(begin)

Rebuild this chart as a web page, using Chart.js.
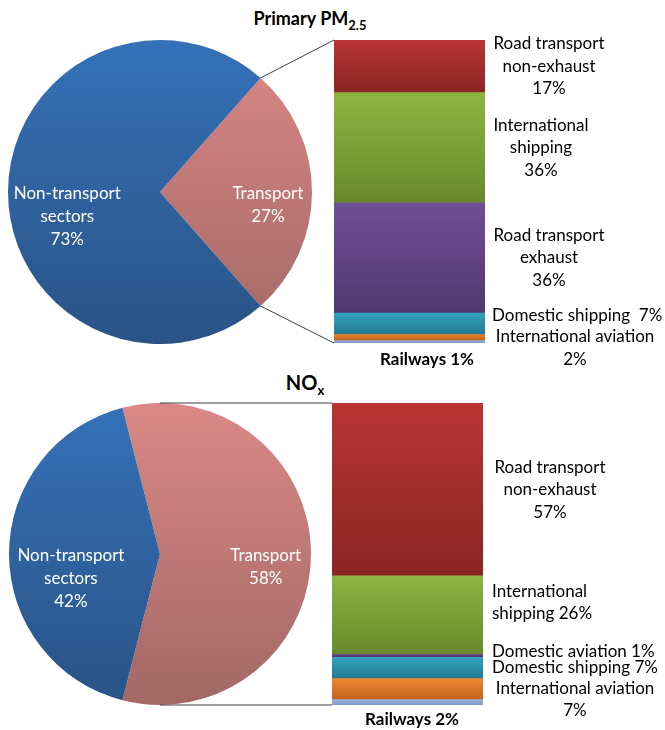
<!DOCTYPE html>
<html>
<head>
<meta charset="utf-8">
<script src="https://cdn.jsdelivr.net/npm/chart.js@4.4.1/dist/chart.umd.min.js"></script>
<style>
body{margin:0;background:#fff;width:665px;height:730px;position:relative;overflow:hidden;font-family:Lato,"Open Sans",sans-serif}
canvas{position:absolute}
.ttl{position:absolute;font-weight:bold;font-size:18px;line-height:20px;text-align:center;width:200px;color:#000}
.ttl sub{font-size:13px;vertical-align:-5px;line-height:0}
</style>
</head>
<body>
<div class="ttl" style="left:210px;top:8px">Primary PM<sub>2.5</sub></div>
<div class="ttl" style="left:205px;top:372px;font-size:20px">NO<sub>x</sub></div>
<canvas id="pie1" width="304" height="304" style="left:8px;top:40px"></canvas>
<canvas id="bar1" width="345" height="340" style="left:320px;top:30px"></canvas>
<canvas id="pie2" width="302" height="302" style="left:9px;top:403px"></canvas>
<canvas id="bar2" width="345" height="337" style="left:320px;top:393px"></canvas>
<canvas id="lines" width="665" height="730" style="left:0;top:0;pointer-events:none"></canvas>
<script>
var FONT = 'Lato, "Open Sans", sans-serif';

// data
var pmPieLabels = ["Transport", "Non-transport sectors"];
var pmPieValues = [27, 73];
var noxPieLabels = ["Transport", "Non-transport sectors"];
var noxPieValues = [58, 42];

var pmCats = ["Road transport non-exhaust","International shipping","Road transport exhaust","Domestic shipping","International aviation","Railways"];
var pmValues = [17, 36, 36, 7, 2, 1];
var noxCats = ["Road transport non-exhaust","International shipping","Domestic aviation","Domestic shipping","International aviation","Railways"];
var noxValues = [57, 26, 1, 7, 7, 2];

var pieText = [["Transport"], ["Non-transport","sectors"]];
var pmText = [["Road transport","non-exhaust","{v}%"],["International","shipping","{v}%"],["Road transport","exhaust","{v}%"],["Domestic shipping  {v}%"],["International aviation","{v}%"],["Railways {v}%"]];
var noxText = [["Road transport","non-exhaust","{v}%"],["International","shipping {v}%"],["Domestic aviation {v}%"],["Domestic shipping {v}%"],["International aviation","{v}%"],["Railways {v}%"]];

// label layout (x from bar right edge, dy from segment middle)
var pmPos = [{x:64,dy:-22,al:"center"},{x:56,dy:-22,al:"center"},{x:64,dy:-22,al:"center"},{x:7,dy:-8,al:"left"},{x:90,dy:0,al:"center"},{x:-58,dy:18,al:"center",bold:true}];
var noxPos = [{x:67,dy:-22,al:"center"},{x:9,dy:-23,al:"left"},{x:9,dy:-4,al:"left"},{x:9,dy:0,al:"left"},{x:92,dy:0,al:"center"},{x:-71,dy:18,al:"center",bold:true}];

var colors = {
  "Transport": ["#DB8885","#A26866"],
  "Non-transport sectors": ["#3571B8","#2A5386"],
  "Road transport non-exhaust": ["#BA3533","#892524"],
  "International shipping": ["#8EB541","#69892D"],
  "Road transport exhaust": ["#704F98","#51396F"],
  "Domestic aviation": ["#704F98","#51396F"],
  "Domestic shipping": ["#33A3C1","#247A92"],
  "International aviation": ["#F28832","#C3611C"],
  "Railways": ["#9BB6DC","#7A97C5"]
};

function vgrad(ctx, top, bottom, c){
  var g = ctx.createLinearGradient(0, top, 0, bottom);
  g.addColorStop(0, c[0]);
  g.addColorStop(1, c[1]);
  return g;
}

var pieLabelPlugin = {
  id: "pieLabels",
  afterDatasetsDraw: function(chart, args, opts){
    var ctx = chart.ctx;
    var ds = chart.data.datasets[0];
    ctx.save();
    ctx.fillStyle = "#fff";
    ctx.font = "17px " + FONT;
    ctx.textAlign = "center";
    ctx.textBaseline = "middle";
    chart.getDatasetMeta(0).data.forEach(function(arc, i){
      var mid = (arc.startAngle + arc.endAngle) / 2;
      var x = arc.x + Math.cos(mid) * arc.outerRadius * opts.k[i];
      var y = arc.y + Math.sin(mid) * arc.outerRadius * opts.k[i] + 2;
      var lines = pieText[i].concat(ds.data[i] + "%");
      lines.forEach(function(t, j){ ctx.fillText(t, x, y + j * 23); });
    });
    ctx.restore();
  }
};

function makePie(id, labels, values, k){
  var rot = 90 - values[0] / (values[0] + values[1]) * 180;
  return new Chart(document.getElementById(id), {
    type: "pie",
    data: {
      labels: labels,
      datasets: [{
        data: values,
        borderWidth: 0,
        backgroundColor: function(c){
          var a = c.chart.chartArea;
          var col = colors[labels[c.dataIndex]];
          if (!a) return col[0];
          return vgrad(c.chart.ctx, a.top, a.bottom, col);
        }
      }]
    },
    options: {
      responsive: false,
      animation: false,
      rotation: rot,
      layout: {padding: 0},
      plugins: {legend: {display: false}, tooltip: {enabled: false}, pieLabels: {k: k}}
    },
    plugins: [pieLabelPlugin]
  });
}

var barLabelPlugin = {
  id: "barLabels",
  afterDatasetsDraw: function(chart, args, opts){
    var ctx = chart.ctx, a = chart.chartArea, y = chart.scales.y;
    var acc = 0;
    ctx.save();
    ctx.fillStyle = "#000";
    ctx.textBaseline = "middle";
    chart.data.datasets.forEach(function(ds, i){
      var v = ds.data[0];
      var mid = y.getPixelForValue(acc + v / 2);
      acc += v;
      var p = opts.pos[i];
      ctx.font = (p.bold ? "bold " : "") + "17px " + FONT;
      ctx.textAlign = p.al;
      opts.text[i].forEach(function(t, j){
        ctx.fillText(t.replace("{v}", v), a.right + p.x, mid + p.dy + j * 22.5);
      });
    });
    ctx.restore();
  }
};

function makeBar(id, cats, values, text, pos, pad){
  var total = values.reduce(function(s, v){ return s + v; }, 0);
  var datasets = cats.map(function(cat, i){
    return {
      label: cat,
      data: [values[i]],
      borderWidth: 0,
      barPercentage: 1,
      categoryPercentage: 1,
      backgroundColor: function(c){
        var ys = c.chart.scales.y;
        if (!ys || !c.chart.chartArea) return colors[cat][0];
        var start = 0;
        for (var j = 0; j < i; j++) start += values[j];
        return vgrad(c.chart.ctx, ys.getPixelForValue(start), ys.getPixelForValue(start + values[i]), colors[cat]);
      }
    };
  });
  return new Chart(document.getElementById(id), {
    type: "bar",
    data: {labels: [""], datasets: datasets},
    options: {
      responsive: false,
      animation: false,
      layout: {padding: pad},
      scales: {
        x: {stacked: true, display: false},
        y: {stacked: true, display: false, reverse: true, min: 0, max: total}
      },
      plugins: {legend: {display: false}, tooltip: {enabled: false}, barLabels: {text: text, pos: pos}}
    },
    plugins: [barLabelPlugin]
  });
}

var pie1 = makePie("pie1", pmPieLabels, pmPieValues, [0.71, 0.61]);
var bar1 = makeBar("bar1", pmCats, pmValues, pmText, pmPos, {left:14, right:180, top:10, bottom:27});
var pie2 = makePie("pie2", noxPieLabels, noxPieValues, [0.70, 0.59]);
var bar2 = makeBar("bar2", noxCats, noxValues, noxText, noxPos, {left:12, right:182, top:10, bottom:25});

// connector lines from the transport slice to the bar
function connect(pie, bar){
  var lc = document.getElementById("lines").getContext("2d");
  var pc = pie.canvas, bc = bar.canvas;
  var arc = pie.getDatasetMeta(0).data[0];
  var cx = pc.offsetLeft + arc.x, cy = pc.offsetTop + arc.y, r = arc.outerRadius;
  function edge(ang, sign){
    if (Math.abs(ang) > Math.PI / 2) return [cx, cy + sign * r];
    return [cx + Math.cos(ang) * r, cy + Math.sin(ang) * r];
  }
  var a = bar.chartArea;
  var p1 = edge(arc.startAngle, -1), p2 = edge(arc.endAngle, 1);
  lc.strokeStyle = "#404040";
  lc.lineWidth = 1;
  lc.beginPath();
  lc.moveTo(p1[0], p1[1]); lc.lineTo(bc.offsetLeft + a.left, bc.offsetTop + a.top);
  lc.moveTo(p2[0], p2[1]); lc.lineTo(bc.offsetLeft + a.left, bc.offsetTop + a.bottom);
  lc.stroke();
}
connect(pie1, bar1);
connect(pie2, bar2);
</script>
</body>
</html>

(end)

◆ **To be done**: Your task is to restate word for word the lines from the top of the data to the line containing "var noxPieValues = [58, 42];", both ends included, with every picture left out.

◆ **Answer to the exercise**:
Rebuild this chart as a web page, using Chart.js.
<!DOCTYPE html>
<html>
<head>
<meta charset="utf-8">
<script src="https://cdn.jsdelivr.net/npm/chart.js@4.4.1/dist/chart.umd.min.js"></script>
<style>
body{margin:0;background:#fff;width:665px;height:730px;position:relative;overflow:hidden;font-family:Lato,"Open Sans",sans-serif}
canvas{position:absolute}
.ttl{position:absolute;font-weight:bold;font-size:18px;line-height:20px;text-align:center;width:200px;color:#000}
.ttl sub{font-size:13px;vertical-align:-5px;line-height:0}
</style>
</head>
<body>
<div class="ttl" style="left:210px;top:8px">Primary PM<sub>2.5</sub></div>
<div class="ttl" style="left:205px;top:372px;font-size:20px">NO<sub>x</sub></div>
<canvas id="pie1" width="304" height="304" style="left:8px;top:40px"></canvas>
<canvas id="bar1" width="345" height="340" style="left:320px;top:30px"></canvas>
<canvas id="pie2" width="302" height="302" style="left:9px;top:403px"></canvas>
<canvas id="bar2" width="345" height="337" style="left:320px;top:393px"></canvas>
<canvas id="lines" width="665" height="730" style="left:0;top:0;pointer-events:none"></canvas>
<script>
var FONT = 'Lato, "Open Sans", sans-serif';

// data
var pmPieLabels = ["Transport", "Non-transport sectors"];
var pmPieValues = [27, 73];
var noxPieLabels = ["Transport", "Non-transport sectors"];
var noxPieValues = [58, 42];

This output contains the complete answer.